All of the material below is to be restated word for word, apart from the pictures.

>> begin INFORMATION PROVIDED

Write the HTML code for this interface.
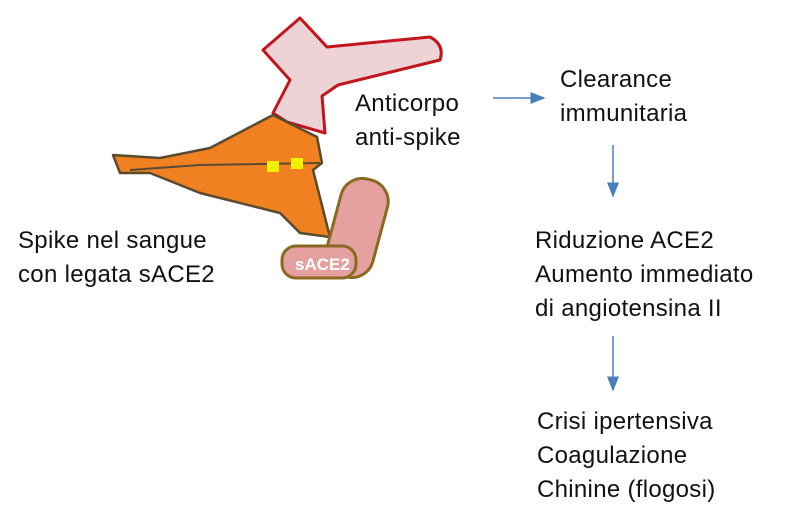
<!DOCTYPE html>
<html><head><style>
body{margin:0;width:799px;height:528px;background:#fff;overflow:hidden;position:relative;font-family:"Liberation Sans",sans-serif;}
.t{position:absolute;font-size:24px;color:#111;line-height:34px;white-space:nowrap;letter-spacing:0.3px}
</style></head><body>
<svg width="799" height="528" style="position:absolute;left:0;top:0">
<defs><marker id="a" markerWidth="10" markerHeight="10" refX="9" refY="5" orient="auto"><path d="M0,1 L10,5 L0,9z" fill="#4a7ebb"/></marker></defs>
<path d="M263,50 L300,18 L327,47 L430,37 Q445,45 440,60 L338,85 L322,96 L325,133 L287,122 L273,113 L290,80 Z" fill="#edd3d6" stroke="#c0161e" stroke-width="3" stroke-linejoin="round"/>
<path d="M113,155 L160,158 L210,148 L273,115 L317,137 L322,163 L313,170 L330,237 L300,233 L280,213 L200,193 L150,173 L120,173 Z" fill="#f08020" stroke="#5a4a30" stroke-width="2.5" stroke-linejoin="round"/>
<path d="M130,170 L200,165 L320,163" fill="none" stroke="#5a4a30" stroke-width="2"/>
<rect x="267" y="161" width="12" height="11" fill="#f0f000"/>
<rect x="291" y="158" width="12" height="11" fill="#f0f000"/>
<rect x="333" y="178" width="48" height="100" rx="22" transform="rotate(15 357 228)" fill="#e5a0a0" stroke="#8a6a20" stroke-width="3"/>
<rect x="282" y="246" width="74" height="32" rx="14" fill="#e5a0a0" stroke="#8a6a20" stroke-width="3"/>
<text x="295" y="270" font-family="Liberation Sans" font-weight="bold" font-size="17" fill="#fff">sACE2</text>
<line x1="493" y1="98" x2="544" y2="98" stroke="#4a7ebb" stroke-width="1.5" marker-end="url(#a)"/>
<line x1="613" y1="145" x2="613" y2="196" stroke="#4a7ebb" stroke-width="1.5" marker-end="url(#a)"/>
<line x1="613" y1="336" x2="613" y2="390" stroke="#4a7ebb" stroke-width="1.5" marker-end="url(#a)"/>
</svg>
<div class="t" style="left:355px;top:87px">Anticorpo<br>anti-spike</div>
<div class="t" style="left:560px;top:63px">Clearance<br>immunitaria</div>
<div class="t" style="left:18px;top:224px">Spike nel sangue<br>con legata sACE2</div>
<div class="t" style="left:535px;top:224px">Riduzione ACE2<br>Aumento immediato<br>di angiotensina II</div>
<div class="t" style="left:537px;top:405px">Crisi ipertensiva<br>Coagulazione<br>Chinine (flogosi)</div>
</body></html>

>> end INFORMATION PROVIDED

#### OUTPUT FOR THIS TASK
Write the HTML code for this interface.
<!DOCTYPE html>
<html><head><style>
body{margin:0;width:799px;height:528px;background:#fff;overflow:hidden;position:relative;font-family:"Liberation Sans",sans-serif;}
.t{position:absolute;font-size:24px;color:#111;line-height:34px;white-space:nowrap;letter-spacing:0.3px}
</style></head><body>
<svg width="799" height="528" style="position:absolute;left:0;top:0">
<defs><marker id="a" markerWidth="10" markerHeight="10" refX="9" refY="5" orient="auto"><path d="M0,1 L10,5 L0,9z" fill="#4a7ebb"/></marker></defs>
<path d="M263,50 L300,18 L327,47 L430,37 Q445,45 440,60 L338,85 L322,96 L325,133 L287,122 L273,113 L290,80 Z" fill="#edd3d6" stroke="#c0161e" stroke-width="3" stroke-linejoin="round"/>
<path d="M113,155 L160,158 L210,148 L273,115 L317,137 L322,163 L313,170 L330,237 L300,233 L280,213 L200,193 L150,173 L120,173 Z" fill="#f08020" stroke="#5a4a30" stroke-width="2.5" stroke-linejoin="round"/>
<path d="M130,170 L200,165 L320,163" fill="none" stroke="#5a4a30" stroke-width="2"/>
<rect x="267" y="161" width="12" height="11" fill="#f0f000"/>
<rect x="291" y="158" width="12" height="11" fill="#f0f000"/>
<rect x="333" y="178" width="48" height="100" rx="22" transform="rotate(15 357 228)" fill="#e5a0a0" stroke="#8a6a20" stroke-width="3"/>
<rect x="282" y="246" width="74" height="32" rx="14" fill="#e5a0a0" stroke="#8a6a20" stroke-width="3"/>
<text x="295" y="270" font-family="Liberation Sans" font-weight="bold" font-size="17" fill="#fff">sACE2</text>
<line x1="493" y1="98" x2="544" y2="98" stroke="#4a7ebb" stroke-width="1.5" marker-end="url(#a)"/>
<line x1="613" y1="145" x2="613" y2="196" stroke="#4a7ebb" stroke-width="1.5" marker-end="url(#a)"/>
<line x1="613" y1="336" x2="613" y2="390" stroke="#4a7ebb" stroke-width="1.5" marker-end="url(#a)"/>
</svg>
<div class="t" style="left:355px;top:87px">Anticorpo<br>anti-spike</div>
<div class="t" style="left:560px;top:63px">Clearance<br>immunitaria</div>
<div class="t" style="left:18px;top:224px">Spike nel sangue<br>con legata sACE2</div>
<div class="t" style="left:535px;top:224px">Riduzione ACE2<br>Aumento immediato<br>di angiotensina II</div>
<div class="t" style="left:537px;top:405px">Crisi ipertensiva<br>Coagulazione<br>Chinine (flogosi)</div>
</body></html>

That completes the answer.